I thought it was a good year and most of all a fun year. We had the best season primetime football has had on television in a decade. We made an extraordinarily successful transition from John Madden, certainly the most famous sports analyst in television history, to Cris Collinsworth, and that succeeded largely because of Collinsworth’s incredible skill set. And I’m going to leave out a lot of events and I’ll skip to Vancouver, which was everything we at NBC as a group all dreamed it could be. We promoted it very heavily in every conceivable corner of the United States for about a year before the Games and built our coverage around four or five key athletes. The promotional efforts of the NBC team, largely based on the West Coast, including John Miller, as well as our own Mike McCarley in New York, did a heck of a job pre-selling those Games.

Can you keep NBC in the Olympics business?


I think all of us are waiting to see when the IOC deems the time is right to auction off those rights. I think all of us are operating off their last information, which was at the start of the summer when they said it would not happen before sometime in 2011 or when they felt the American economy was at its optimum point for that bid. Some people think that’s unusual. But before we made our deals in 1995 that essentially tied up the rights from 2000 through 2008, most rights situations prior to that were decided within two or three years of the Games, not way, way far in advance. It’s just sort of returning to the old ways, looking for the optimum marketplace on the IOC’s part.
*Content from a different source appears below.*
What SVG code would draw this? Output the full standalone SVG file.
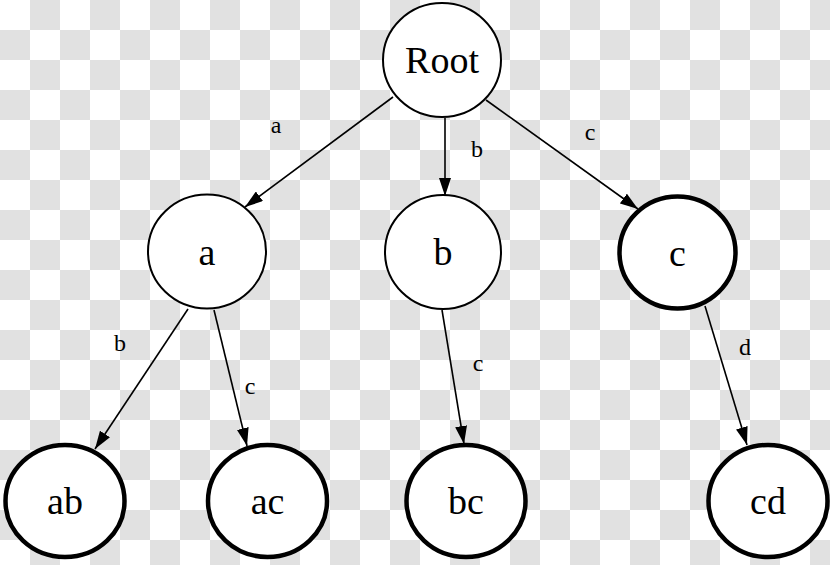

Whom do you see as your competition for the next batch of Games?


The Olympics are very attractive. I wouldn’t be surprised to see everybody there.

There is some thought that ESPN could probably throw more money at it than anybody else could.

ESPN certainly has resources that are almost unimaginable to all of us. Financial resources. That’s the result of their sub fee arrangements, which are a great tribute to their building up after the last decade and a half.

Are you in a better position to bid as part of Comcast? Or were the Olympics more important to GE than they might be to Comcast because of GE’s other business interests?

Yes [to the second question], but that was not anything that GE really expected to be as directly involved in until the bid in ’03, which got us the Games in ’10 and ’12. And that was really Gary Zenkel, who is president of NBC Olympics; he really devised this plan where he was able to show [GE] very successfully and it’s worked well for them, that being a worldwide Olympic sponsor would offer all kinds of new inroads for them into some 200 countries. Just over 200 countries are where the IOC and national Olympic committees of the world are located. That’s rather a recent event.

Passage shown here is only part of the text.